We go back Rue de Seine and turn left into Rue Jacob and again left into Rue de Fürstemberg.

A peaceful pedestrian street with a romantic tiny square with old-fashioned street-lamps. Often there is singing and playing of musical instruments under the mild shadows of the trees in the square.

From the square we retrace our steps and turn right into a quaintly curved street, Rue Cardinale, with some old houses. Then we turn left and continue a few steps along Rue de l’Abbaye and then to the right along Rue de l’Échaudée, all streets reserved for pedestrians. We have reached Boulevard Saint-Germain again.

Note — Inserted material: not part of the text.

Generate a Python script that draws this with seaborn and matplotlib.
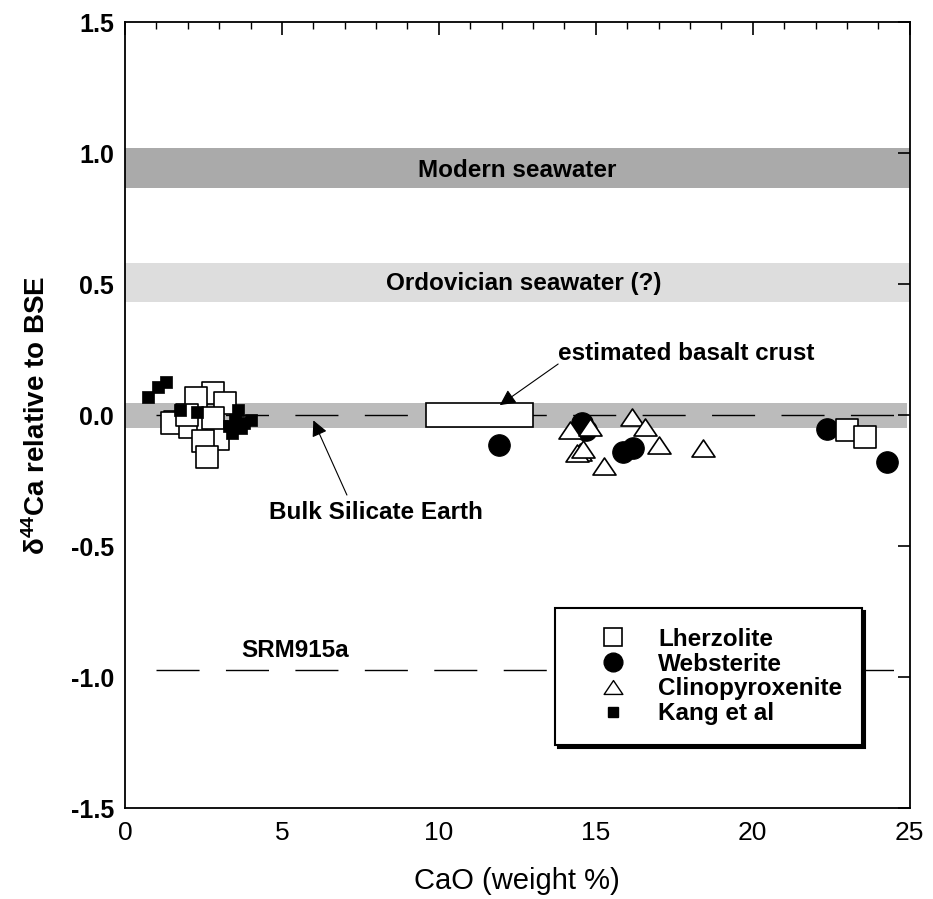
import numpy as np
import pandas as pd
import matplotlib
matplotlib.use("Agg")
import matplotlib.pyplot as plt
import seaborn as sns
from matplotlib.path import Path
from matplotlib.ticker import MultipleLocator

# Data
lherz_cao = [2.8, 2.26, 3.18, 1.6, 1.5, 2.07, 2.65, 2.93, 2.96, 2.5, 2.6, 1.98, 2.8, 23.0, 23.57]
lherz_d44 = [0.084, 0.065, 0.045, -0.026, -0.03, -0.045, -0.03, -0.065, -0.09, -0.10, -0.16, 0.0, -0.01, -0.057, -0.084]

webst_cao = [11.9, 14.55, 14.7, 15.86, 16.2, 22.35, 24.27]
webst_d44 = [-0.115, -0.03, -0.057, -0.14, -0.127, -0.053, -0.18]

cpx_cao = [14.18, 14.8, 16.15, 16.56, 17.0, 18.4, 14.5, 14.4, 14.6, 15.25]
cpx_d44 = [-0.057, -0.045, -0.008, -0.045, -0.115, -0.127, -0.14, -0.145, -0.13, -0.195]

kang_cao = [0.73, 1.05, 1.31, 1.75, 2.3, 3.3, 3.5, 3.6, 3.4, 3.8, 4.0, 3.7]
kang_d44 = [0.069, 0.107, 0.126, 0.02, 0.01, -0.04, -0.02, 0.02, -0.07, -0.03, -0.02, -0.05]

# reference bands (y ranges)
modern_band = (0.866, 1.02)
ordo_band = (0.43, 0.58)
bse_band = (-0.05, 0.045)
basalt_box = (9.6, 13.0, -0.045, 0.045)
srm915a = -0.973

sns.set_theme(style="white")
plt.rcParams['font.family'] = ['Liberation Sans', 'DejaVu Sans']
plt.rcParams['mathtext.fontset'] = 'custom'
plt.rcParams['mathtext.rm'] = 'Liberation Sans:bold'
for key in ['text.color', 'axes.labelcolor', 'xtick.color', 'ytick.color', 'axes.edgecolor']:
    plt.rcParams[key] = 'black'

# slightly flattened triangle, as in the original
tri = Path([(-1, -0.74), (1, -0.74), (0, 0.74), (-1, -0.74)],
           [Path.MOVETO, Path.LINETO, Path.LINETO, Path.CLOSEPOLY])

fig = plt.figure(figsize=(9.33, 8.99), dpi=100)
ax = fig.add_axes([0.134, 0.101, 0.841, 0.8745])

# grey bands
ax.axhspan(*modern_band, color='#aaaaaa', lw=0, zorder=0)
ax.axhspan(*ordo_band, color='#dddddd', lw=0, zorder=0)
ax.axhspan(*bse_band, xmin=0, xmax=0.996, color='#bbbbbb', lw=0, zorder=0)

# dashed reference lines
ax.plot([1.0, 25], [0, 0], color='black', lw=1, dashes=(31, 19), zorder=1)
ax.plot([1.0, 25], [srm915a, srm915a], color='black', lw=1, dashes=(31, 19), zorder=1)

# estimated basalt crust box
ax.add_patch(plt.Rectangle((basalt_box[0], basalt_box[2]), basalt_box[1] - basalt_box[0],
                           basalt_box[3] - basalt_box[2], facecolor='white',
                           edgecolor='black', lw=1.2, zorder=2))

sns.scatterplot(x=webst_cao, y=webst_d44, marker='o', s=240, color='black',
                edgecolor='black', linewidth=0.8, ax=ax, zorder=3)
sns.scatterplot(x=cpx_cao, y=cpx_d44, marker=tri, s=275, facecolor='white',
                edgecolor='black', linewidth=1.2, ax=ax, zorder=4)
sns.scatterplot(x=lherz_cao, y=lherz_d44, marker='s', s=230, facecolor='white',
                edgecolor='black', linewidth=1.2, ax=ax, zorder=5)
sns.scatterplot(x=kang_cao, y=kang_d44, marker='s', s=85, color='black',
                edgecolor='black', linewidth=0.5, ax=ax, zorder=6)

# text labels
bold = dict(fontsize=17.5, fontweight='bold', ha='center', va='center')
ax.text(12.5, 0.935, 'Modern seawater', **bold)
ax.text(12.7, 0.504, 'Ordovician seawater (?)', **bold)
ax.text(5.43, -0.90, 'SRM915a', **bold)
ax.text(13.8, 0.237, 'estimated basalt crust', fontsize=17.5, fontweight='bold',
        ha='left', va='center')
ax.text(8.0, -0.37, 'Bulk Silicate Earth', **bold)
arrow = dict(arrowstyle='-|>', color='black', lw=0.8, mutation_scale=24,
             shrinkA=0, shrinkB=0)
ax.annotate('', xy=(11.94, 0.038), xytext=(13.8, 0.195), arrowprops=arrow)
ax.annotate('', xy=(6.0, -0.02), xytext=(7.07, -0.305), arrowprops=arrow)

# legend
handles = [
    plt.Line2D([], [], ls='', marker='s', ms=13, mfc='white', mec='black', mew=1.2),
    plt.Line2D([], [], ls='', marker='o', ms=13.5, mfc='black', mec='black'),
    plt.Line2D([], [], ls='', marker=tri, ms=13.5, mfc='white', mec='black', mew=1.0),
    plt.Line2D([], [], ls='', marker='s', ms=6.5, mfc='black', mec='black'),
]
labels = ['Lherzolite', 'Websterite', 'Clinopyroxenite', 'Kang et al']
leg = ax.legend(handles, labels, loc='upper left', bbox_to_anchor=(0.548, 0.2545),
                frameon=True, fancybox=False,
                shadow={'color': 'black', 'alpha': 1},
                prop={'weight': 'bold', 'size': 17.5}, handletextpad=0.3,
                labelspacing=0.08, borderpad=0.8, handlelength=3.15,
                borderaxespad=0)
leg.get_frame().set_edgecolor('black')
leg.get_frame().set_linewidth(1.5)
leg.get_frame().set_alpha(1)
leg.set_zorder(10)

# axes
ax.set_xlim(0, 25)
ax.set_ylim(-1.5, 1.5)
ax.xaxis.set_major_locator(MultipleLocator(5))
ax.xaxis.set_minor_locator(MultipleLocator(1))
yt = np.arange(-1.5, 1.51, 0.5)
ax.set_yticks(yt)
ax.set_yticklabels(['%.1f' % v for v in yt], fontweight='bold', fontsize=18)
ax.tick_params(axis='both', which='both', direction='in', top=True, right=True, color='black')
ax.tick_params(axis='both', which='major', length=9, width=1.2)
ax.tick_params(axis='x', which='minor', length=5, width=1)
ax.tick_params(axis='x', which='major', labelsize=19, pad=9)
ax.tick_params(axis='y', which='major', pad=8)
for sp in ax.spines.values():
    sp.set_color('black')
    sp.set_linewidth(1.3)

ax.set_xlabel('CaO (weight %)', fontsize=21, labelpad=16)
ax.set_ylabel(r'$\mathregular{\delta^{44}}$Ca relative to BSE', fontsize=20,
              fontweight='bold', labelpad=14)

fig.savefig('out.png', dpi=100)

We almost immediately leave it to the left into Rue de Buci which lies in an angle over Rue de Seine, crossing the market. We have a look into Rue Mazarine where art galleries abound, before we turn right into Rue de l’Ancienne Comédie. Pub Saint-Germain is there and the historical Café Procope.

Once again we are in Boulevard Saint-Germain. Once more we immediately leave it, through the pedestrian Passage-du-Commerce-Saint-André, where we can see remains of the old city wall behind windows at no. 4 and where we can rest at Cour de Rohan.

At the end of the passage we turn right into Rue Saint-André-des-Arts, which we follow all the way to the Seine, passing restaurant Allard. 

This walk is finished.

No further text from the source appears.